The area I came from in Alabama is so transient due to the fact that it is home to the Space and Missile Defense Command (SMDC) and Redstone Arsenal.  In fact, half of the people I met out on Kwajalein live there now (Huntsville) because it’s also home to Kwajalein Range Services (KRS), so it’s not very much like the “South” as all the stereotypes would suggest because families came and go from all over.  They do not all have heavy, lazy southern accents, and they are not all hicks and “country,” but that’s because hardly anyone actually was born and grew up there.  It’s just one of the stops on their journey of life.  Of course, I didn’t realize that it was not like the stereotypical South until I moved away from it, and maybe that’s part of the reason I like traveling and am not scared to move to a brand new place because I watched so many friends come and go, and I even voluntarily chose to move with my mom to a new school district after middle school.  I was, obviously, not a military brat, and I don’t really wish I was, but I do admire my friends who make that choice and the sacrifice. Growing up around so many who were military or moved around like military brats helped me appreciate what it means to serve, and I have so much respect for the families who support their military spouses.
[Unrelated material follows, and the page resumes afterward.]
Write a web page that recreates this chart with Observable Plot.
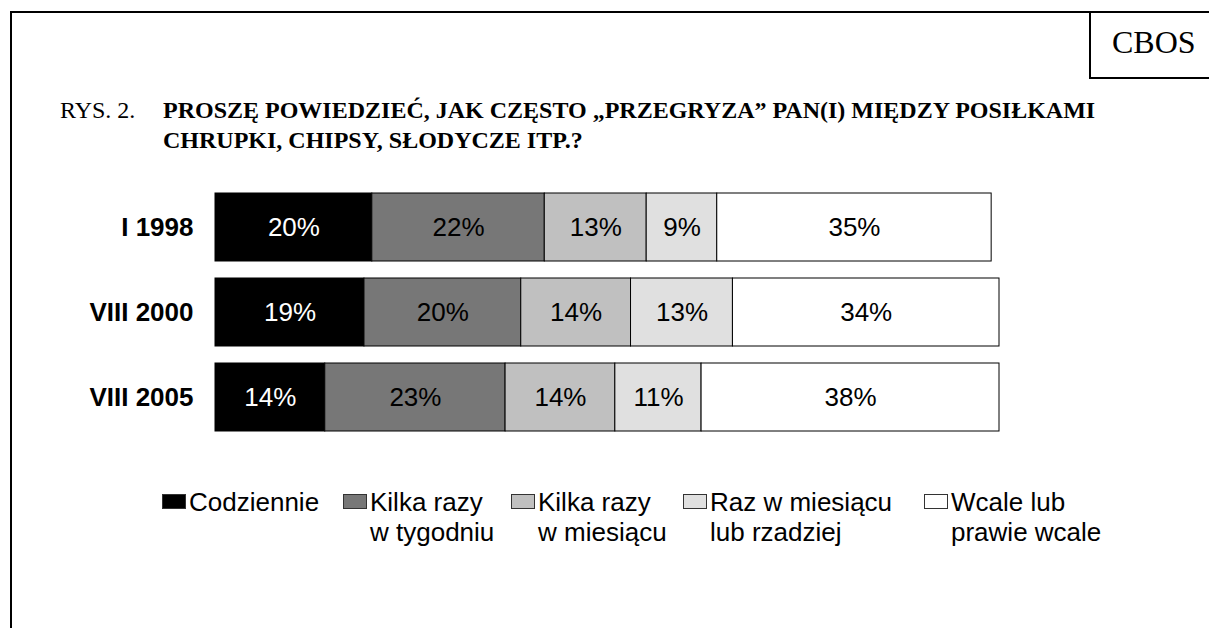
<!DOCTYPE html>
<html>
<head>
<meta charset="utf-8">
<script src="https://cdn.jsdelivr.net/npm/d3@7"></script>
<script src="https://cdn.jsdelivr.net/npm/@observablehq/plot@0.6"></script>
<style>
  html, body { margin: 0; padding: 0; background: #fff; }
  #wrap { position: relative; width: 1209px; height: 628px; overflow: hidden; background: #fff; }
  #wrap svg { position: absolute; left: 0; top: 0; }
  .frame { position: absolute; left: 10px; top: 11px; width: 1400px; height: 800px; border-left: 2px solid #000; border-top: 2px solid #000; }
  .cbosbox { position: absolute; left: 1089px; top: 11px; width: 200px; height: 66px; border-left: 2px solid #000; border-bottom: 2px solid #000; }
  .cbos { position: absolute; left: 1112px; top: 24px; font-family: "Liberation Serif", serif; font-size: 32px; line-height: 36px; color: #000; }
  .t { position: absolute; font-family: "Liberation Serif", serif; font-size: 24px; line-height: 30px; color: #000; white-space: nowrap; }
  .tb { font-weight: bold; }
  .leg { position: absolute; font-family: "Liberation Sans", Arial, sans-serif; font-size: 26px; line-height: 30px; color: #000; white-space: nowrap; }
  .sw { position: absolute; width: 22px; height: 13px; border: 1px solid #333; }
  .lt { position: absolute; }
</style>
</head>
<body>
<div id="wrap">
  <div class="frame"></div>
  <div class="cbosbox"></div>
  <div class="cbos">CBOS</div>
  <div class="t" style="left:60px; top:95px;">RYS. 2.</div>
  <div class="t tb" style="left:163px; top:95px;">PROSZĘ POWIEDZIEĆ, JAK CZĘSTO „PRZEGRYZA” PAN(I) MIĘDZY POSIŁKAMI<br>CHRUPKI, CHIPSY, SŁODYCZE ITP.?</div>
</div>
<script>
// ---- data ----
const years = ["I 1998", "VIII 2000", "VIII 2005"];
const categories = ["Codziennie", "Kilka razy w tygodniu", "Kilka razy w miesiącu", "Raz w miesiącu lub rzadziej", "Wcale lub prawie wcale"];
const legendLine1 = ["Codziennie", "Kilka razy", "Kilka razy", "Raz w miesiącu", "Wcale lub"];
const legendLine2 = ["", "w tygodniu", "w miesiącu", "lub rzadziej", "prawie wcale"];
const codziennie = [20, 19, 14];
const tygodniu = [22, 20, 23];
const miesiacu = [13, 14, 14];
const rzadziej = [9, 13, 11];
const wcale = [35, 34, 38];
const colors = ["#000000", "#777777", "#c0c0c0", "#e0e0e0", "#ffffff"];

const series = [codziennie, tygodniu, miesiacu, rzadziej, wcale];
const data = [];
years.forEach((y, i) => {
  categories.forEach((c, j) => {
    data.push({year: y, cat: c, value: series[j][i]});
  });
});

const font = '"Liberation Sans", Arial, sans-serif';

const chart = Plot.plot({
  width: 1209,
  height: 628,
  marginLeft: 215,
  marginRight: 210,
  marginTop: 175,
  marginBottom: 178,
  style: {fontFamily: font, background: "transparent"},
  x: {domain: [0, 100], axis: null},
  y: {domain: years, padding: 0.198, axis: null},
  color: {domain: categories, range: colors},
  marks: [
    Plot.barX(data, Plot.stackX({
      x: "value", y: "year", z: "cat", order: categories,
      fill: "cat", stroke: "#000", strokeWidth: 1
    })),
    Plot.text(data, Plot.stackX({
      x: "value", y: "year", z: "cat", order: categories,
      text: d => d.value + "%",
      fill: d => d.cat === categories[0] ? "#fff" : "#000",
      fontSize: 26, fontFamily: font
    })),
    Plot.text(years, {
      y: d => d, frameAnchor: "left", textAnchor: "end", dx: -22,
      fontSize: 26, fontWeight: "bold", fontFamily: font, fill: "#000"
    })
  ]
});

const wrap = document.getElementById("wrap");
wrap.insertBefore(chart, wrap.firstChild);

// ---- legend ----
const swatchLeft = [162, 343, 511, 683, 924];
categories.forEach((c, i) => {
  const item = document.createElement("div");
  item.className = "leg";
  item.style.left = swatchLeft[i] + "px";
  item.style.top = "487px";
  const sw = document.createElement("div");
  sw.className = "sw";
  sw.style.left = "0px";
  sw.style.top = "7px";
  sw.style.background = colors[i];
  item.appendChild(sw);
  const lt = document.createElement("div");
  lt.className = "lt";
  lt.style.left = "27px";
  lt.style.top = "0px";
  lt.innerHTML = legendLine1[i] + (legendLine2[i] ? "<br>" + legendLine2[i] : "");
  item.appendChild(lt);
  wrap.appendChild(item);
});
</script>
</body>
</html>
Living that way, moving every couple of years, for the most part, creates such well-rounded individuals who are socially mature, flexible, and very, very adaptable to change.  Amazing!! A lot of my social maturity and adaptability to change came later, but being around others who already had those skills growing up opened me up to the idea that I could be that way too someday.    

So, although I got off on a rabbit trail there…call it my tired brain (I’m in random mode) my person from the past in the elevator, it would be all those friends that “disappeared” from my life over 20 years ago that I have never reconnected with.  Those growing up days are pretty special, no matter how difficult or chaotic they may have been because they made us who we are today.